Here’s an astonishing assertion: “We are convinced the machine can do better than human anesthesiologists.” This statement was made by a doctor. Not only a doctor but an anesthesiologist. Not just an anesthesiologist but a pediatric anesthesiologist.
Not just any old pediatric anesthesiologist but one in charge of pediatric anesthesia research at the University of British Columbia medical school in Vancouver. One can only assume that this guy has a pretty low estimation of what his colleagues can do. Must make for great break room conversation.

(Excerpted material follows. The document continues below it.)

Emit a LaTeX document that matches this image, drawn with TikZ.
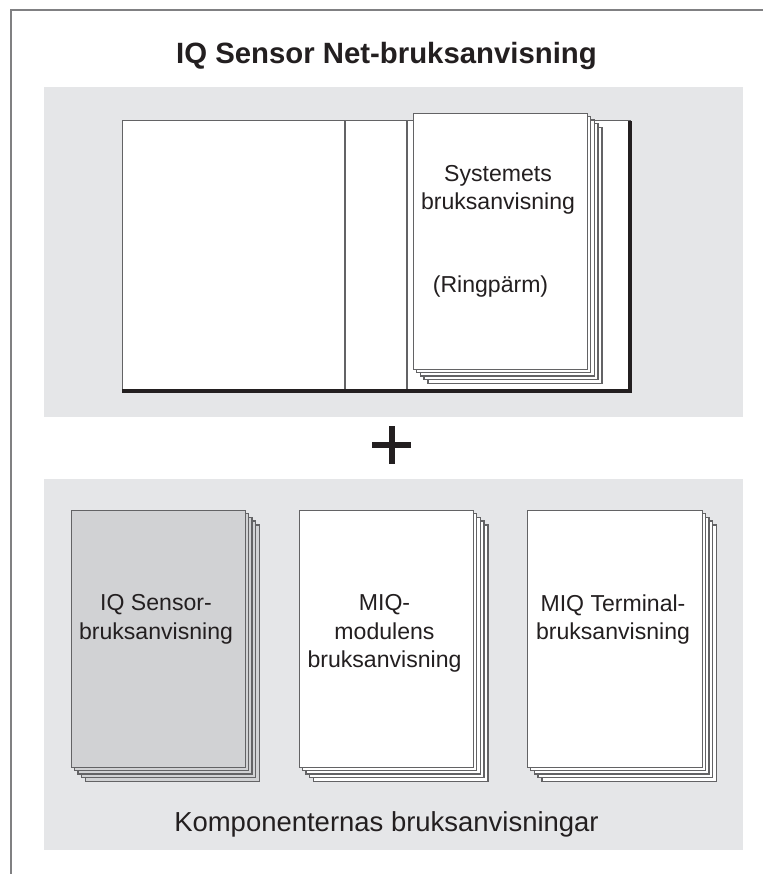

The doctor making this statement, one JM Ansermino, is co-creator of a new automated anesthesia system called, cutely, iControl-RP. This machine uses vital sign readings along with oxygen saturation levels and EEG monitoring to give anesthesia to patients undergoing surgery, without any human input. Thanks to my fellow blogger Karen Siebert for pointing this one out. http://in-training.org/why-not-not-go-anesthesia-karen-sibert-md-9276 and http://www.washingtonpost.com/blogs/the-switch/wp/2015/05/15/one-anesthesiology-robot-dips-its-toes-into-whats-possible-this-one-jumps-all-in/
iControl-RP is what the creators call “A scheme-based closed-loop anesthesia system”. Here’s what their paper says about it: (http://www.researchgate.net/publication/264860147_A_Scheme-Based_Closed-Loop_Anesthesia_System)
The system software in its entirety consists of approximately 22K lines of Scheme code and features a client-server implementation interfacing medical devices with portable graphical user interface. The strengths of the Scheme functional language have been leveraged to build a robust maintainable modular system with extensive testing facilities to mitigate the inherent safety hazards associated with the application.
Blah, blah, blah… wait. “Inherent safety hazards?” You think?
Look. Here is the “problem” that the folks in Vancouver are hoping to “solve”. Intravenous anesthetics like Propofol have dosage and administration guidelines that are, in practice, mere suggestions. People have a very wide range of responses to sedatives and the effects can not always be predicted. Which is why you have a human, an anesthesiologist or CRNA, up at the head of the bed controlling the dosing. This type of sedation, using intravenous agents only, is not usually called “General Anesthesia (GA)”. You can do a GA with just IV drugs but is not very common. Usually Propofol infusions are used in what we call a MAC or “Monitored Anesthetic Care” which is a really stupid name that basically implies that someone is giving sedation and monitoring how it works, but in reality means that the patient is sedated but retains the ability to maintain independent respiration, and someone is adjusting things so that both sedation and spontaneous breathing occur. In other words, you’re in la la land but don’t need to be put on a ventilator. We use it for procedures in which local anesthetic effectively numbs the surgical area so that all that is needed is to make the patient comfortable.
There are a number of cases in which doing a procedure under MAC becomes difficult to impossible. For example, if the local anesthetic is not adequate to block the pain at the surgical site MAC is tricky because the level of sedation needed to eliminate the experience of pain usually also causes people to stop breathing. Obese patients are at risk of airway obstruction at even fairly low levels of sedation. A young teenager might still be reactive at very high levels of sedation. People with involuntary movements, tics, restless legs, etc. often do not lose these movements when sedated. Some people get more agitated the less aware they are of their surroundings. People who take drugs or chronic pain medications respond very differently and may prove impossible to sedate adequately under MAC conditions.
In some cases the anesthesiologist might decide “switch from a MAC to a GA”, at which time the anesthesiologist takes over breathing for the patient and thus is able to provide an higher level of sedation. This decision is not made easily or lightly. It requires considerations about patient size and state of health, how effective the surgeon is at numbing the surgical area, how fast the surgeon is, what the anesthesiologists threshold is for switching, what operation is being performed, what the duration of action of the local anesthetic is, unexpected surgical findings or complications, and ultimately, the safety of the patient. If the decision is made an actual person, i.e, the anesthesiologist, has to secure the airway and then set the ventilator and gas parameters appropriately. Consider this from the iControl-RP paper:A closed-loop automated drug delivery system that administers drug based on feedback from measurement of a physiological end point can potentially improve the outcomes for patients by addressing the inter-patient variability, providing greater hemodynamic and respiratory stability, more stable depth of anesthesia, and reducing the total dose of drug delivered.
Where in that sentence is there mention of any of the variables I just listed? Is there an algorithm for deciding a different approach is needed? Are there different settings for different surgeons? Do you dial in a different number for the super-anxious patient or the one with the Methadone habit? Inter-patient variability is what makes anesthesia part art, part science. Inter-patient variability is the very reason we need actual humans at the head of the bed. Patients are not Scheme code. Which is why…
The “operating room scenario” depicted in figure 1 of the creators’ Researchgate article features an attending anesthesiologist. To monitor the iControl.